* _Exercise description_
Print, word for word, the opening line of the data below and every line after it through the line that contains "import pandas as pd", but not the pictures.

start

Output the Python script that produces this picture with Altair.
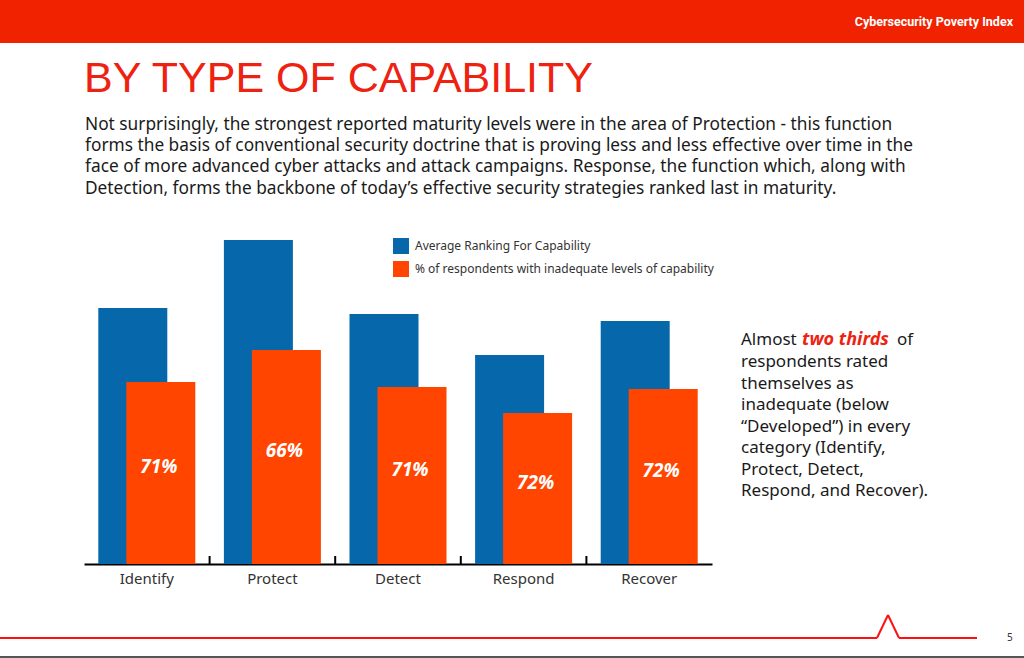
import altair as alt
import pandas as pd

# ---- data -------------------------------------------------------------
categories = ["Identify", "Protect", "Detect", "Respond", "Recover"]
avg_ranking = [2.56, 3.24, 2.50, 2.09, 2.43]
inadequate_level = [1.82, 2.14, 1.77, 1.51, 1.75]
inadequate_pct = ["71%", "66%", "71%", "72%", "72%"]
series_names = [
    "Average Ranking  For Capability",
    "% of respondents with inadequate levels of capability",
]
series_colors = ["#0667AA", "#FF4500"]

paragraph = [
    "Not surprisingly, the strongest reported maturity levels were in the area of Protection - this function",
    "forms the basis of conventional security doctrine that is proving less and less effective over time in the",
    "face of more advanced cyber attacks and attack campaigns. Response, the function which, along with",
    "Detection, forms the backbone of today\u2019s effective security strategies ranked last in maturity.",
]
side_note = [
    "respondents rated",
    "themselves as",
    "inadequate (below",
    "\u201cDeveloped\u201d) in every",
    "category (Identify,",
    "Protect, Detect,",
    "Respond, and Recover).",
]

rows = []
for i, (c, a, v, p) in enumerate(zip(categories, avg_ranking, inadequate_level, inadequate_pct)):
    rows.append({"category": c, "idx": i, "series": series_names[0], "value": a, "pct": ""})
    rows.append({"category": c, "idx": i, "series": series_names[1], "value": v, "pct": p})
df = pd.DataFrame(rows)

# ---- page geometry (plot area placed inside a 1024x658 page) ----------
PAGE_W, PAGE_H = 1024, 658
PX, PY = 84, 240          # plot area origin on the page
W, H = 628, 324           # plot area size
FONT = "Noto Sans"


def X(x):
    return x - PX


def Y(y):
    return y - PY


one = alt.Data(values=[{"k": 0}])


def text(t, x, y, size, color="#1a1a1a", weight="normal", style="normal",
         align="left", baseline="middle", font=FONT, **kw):
    return alt.Chart(one).mark_text(
        text=t, fontSize=size, color=color, fontWeight=weight, fontStyle=style,
        align=align, baseline=baseline, font=font, **kw
    ).encode(x=alt.value(X(x)), y=alt.value(Y(y)))


def rule(x1, y1, x2, y2, color, width):
    return alt.Chart(one).mark_rule(color=color, strokeWidth=width).encode(
        x=alt.value(X(x1)), y=alt.value(Y(y1)),
        x2=alt.value(X(x2)), y2=alt.value(Y(y2)),
    )


# ---- bars -------------------------------------------------------------
x_enc = alt.X(
    "category:N", sort=categories, title=None,
    scale=alt.Scale(paddingInner=0, paddingOuter=0),
    axis=alt.Axis(labelAngle=0, ticks=False, domainColor="#000000", domainWidth=2,
                  labelFontSize=15, labelColor="#333333", labelFont=FONT,
                  labelPadding=7),
)
y_enc = alt.Y("value:Q", axis=None, scale=alt.Scale(domain=[0, 3.24], nice=False))
color_enc = alt.Color(
    "series:N",
    scale=alt.Scale(domain=series_names, range=series_colors),
    legend=alt.Legend(orient="none", legendX=309, legendY=-2, title=None,
                      symbolType="square", symbolSize=256, symbolStrokeWidth=0,
                      symbolOpacity=1, labelFontSize=12, labelColor="#333333",
                      labelFont=FONT, labelOffset=6, rowPadding=7, padding=0,
                      labelLimit=0),
)

base = alt.Chart(df)
blue = base.transform_filter(alt.datum.series == series_names[0]).mark_bar(
    width=69, xOffset=-14
).encode(x=x_enc, y=y_enc, color=color_enc)
orange = base.transform_filter(alt.datum.series == series_names[1]).mark_bar(
    width=69, xOffset=14
).encode(x=x_enc, y=y_enc, color=color_enc)

pct_labels = base.transform_filter(alt.datum.series == series_names[1]).transform_calculate(
    mid="datum.value / 2"
).mark_text(
    color="white", fontSize=19, fontWeight="bold", fontStyle="italic", font=FONT,
    xOffset=12, dy=-6, baseline="middle"
).encode(x=x_enc, y=alt.Y("mid:Q", scale=alt.Scale(domain=[0, 3.24], nice=False)),
         text="pct:N")

# interior ticks between categories, pointing up from the axis
ticks = base.transform_filter(
    (alt.datum.series == series_names[0]) & (alt.datum.idx > 0)
).mark_rule(color="black", strokeWidth=2).encode(
    x=alt.X("category:N", sort=categories, bandPosition=0),
    y=alt.value(H - 8), y2=alt.value(H),
)

# ---- page furniture ----------------------------------------------------
header = alt.Chart(one).mark_rect(color="#F02200").encode(
    x=alt.value(X(0)), x2=alt.value(X(PAGE_W)), y=alt.value(Y(0)), y2=alt.value(Y(43))
)
header_txt = text("Cybersecurity Poverty Index", 1013, 22, 12.5, color="white",
                  weight="bold", align="right", font="Roboto")
title = text("BY TYPE OF CAPABILITY", 84, 92, 43, color="#EE2211",
             baseline="alphabetic", font="Liberation Sans")
para = alt.Chart(one).mark_text(
    text=paragraph, fontSize=17.3, color="#1a1a1a", font=FONT, align="left",
    baseline="middle", lineHeight=21.4
).encode(x=alt.value(X(85)), y=alt.value(Y(124.5)))

note1 = text("Almost", 741, 340, 17)
note2 = text("two thirds", 802, 340, 18, color="#EE2211", weight="bold", style="italic")
note3 = text("of", 897, 340, 17)
note_rest = alt.Chart(one).mark_text(
    text=side_note, fontSize=17, color="#1a1a1a", font=FONT, align="left",
    baseline="middle", lineHeight=21.5
).encode(x=alt.value(X(741)), y=alt.value(Y(362)))

foot = [
    rule(0, 638, 877, 638, "#FF1010", 2),
    rule(877, 638, 888, 615, "#FF1010", 2),
    rule(888, 615, 899, 638, "#FF1010", 2),
    rule(899, 638, 977, 638, "#FF1010", 2),
    rule(0, 657, PAGE_W, 657, "#555555", 2),
    text("5", 1007, 638, 10, color="#333333"),
]

chart = alt.layer(
    header, header_txt, title, para,
    blue, orange, pct_labels, ticks,
    note1, note2, note3, note_rest,
    *foot,
).properties(
    width=W, height=H,
    autosize=alt.AutoSizeParams(type="none"),
    padding={"left": PX, "top": PY, "right": PAGE_W - PX - W, "bottom": PAGE_H - PY - H},
    background="white",
).configure_view(strokeWidth=0)

chart.save("out.html", embed_options={"renderer": "svg", "actions": False})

end

* _Reply to the task_
Output the Python script that produces this picture with Altair.
import altair as alt
import pandas as pd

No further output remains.